Ha ha, good one, John. But he goes on to say:
It is not--and never has been--a question of all abstract art being fundamentally opposed to figurative art. No student of twentieth century European culture can reasonably deny that certain abstract artists have contributed to the development of painting, sculpture and architecture. The division now is between those artists who have a sense of responsibility and those who have not; or, to put it another way, between those artists whose view of life can sustain a minimum faith in the value of human exchange, and those whom alienation has made pathological. Abstract art has long since ceased to be an affair of pure 'aesthetics.'
I'm not sure, even now in 2023, that the abstract-versus-figurative conflict is no longer about aesthetics for many artists. I'm willing to believe that curators and museum boards and auction houses conflate style and subject with social postures. We see this all the time. But I am not convinced that a painter is drawn to a certain method because of the sorts of socioeconomic forces Berger claims. Perhaps he is right, because I tend to view all art as having been produced more or less simultaneously, and I'm unable to situate either individual artists or art movements within their historical/social frames, which inability has the result--largely invisible to me--of draining a good deal of the life force from the art I'm viewing. Knowing nothing of when and where and by whom a work was produced, I can do nothing but enjoy (or not) the surface of the work, and maybe compare it to the surfaces of other works I've seen. Any meaning I claim for the work is likely to be an expression of my own limits and prejudices.
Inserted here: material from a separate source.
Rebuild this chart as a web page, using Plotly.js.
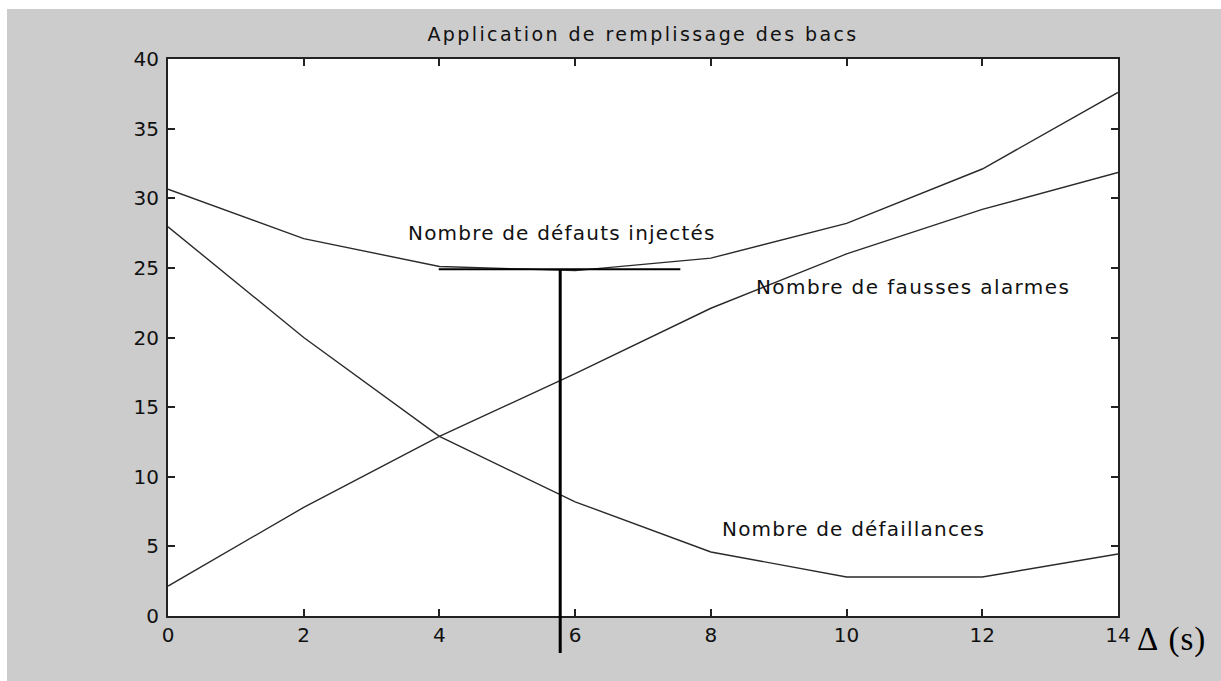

These limits and prejudices, and the overcoming of them, are one reason I read Berger.
Speaking of curators, I will leave you with an amusing bit of snark, from Berger's 1968 essay "The Historical Function of the Museum."
The art museum curators of the world (with perhaps three or four exceptions) are simply not with us. Inside their museums they live in little chateaux or, if their interests are contemporary, in Guggenheim fortresses. We, the public, have our hours of admission and are accepted as a diurnal necessity: but no curator dreams of considering that his work actually begins with us.
Curators worry about heating, the colors of their walls, hanging arrangements, the provenances of their works, and visitors of honor. Those concerned with contemporary art worry about whether they are striking the right balance between discretion and valor.
Individuals vary, but as a professional group their character is patronizing, snobbish and lazy. These qualities are, I believe, the result of a continuous fantasy in which to a greater or lesser degree they all indulge. The fantasy weaves round the notion that they have been asked to accept as a grave civic responsibility the prestige accruing from the ownership of the works under their roof.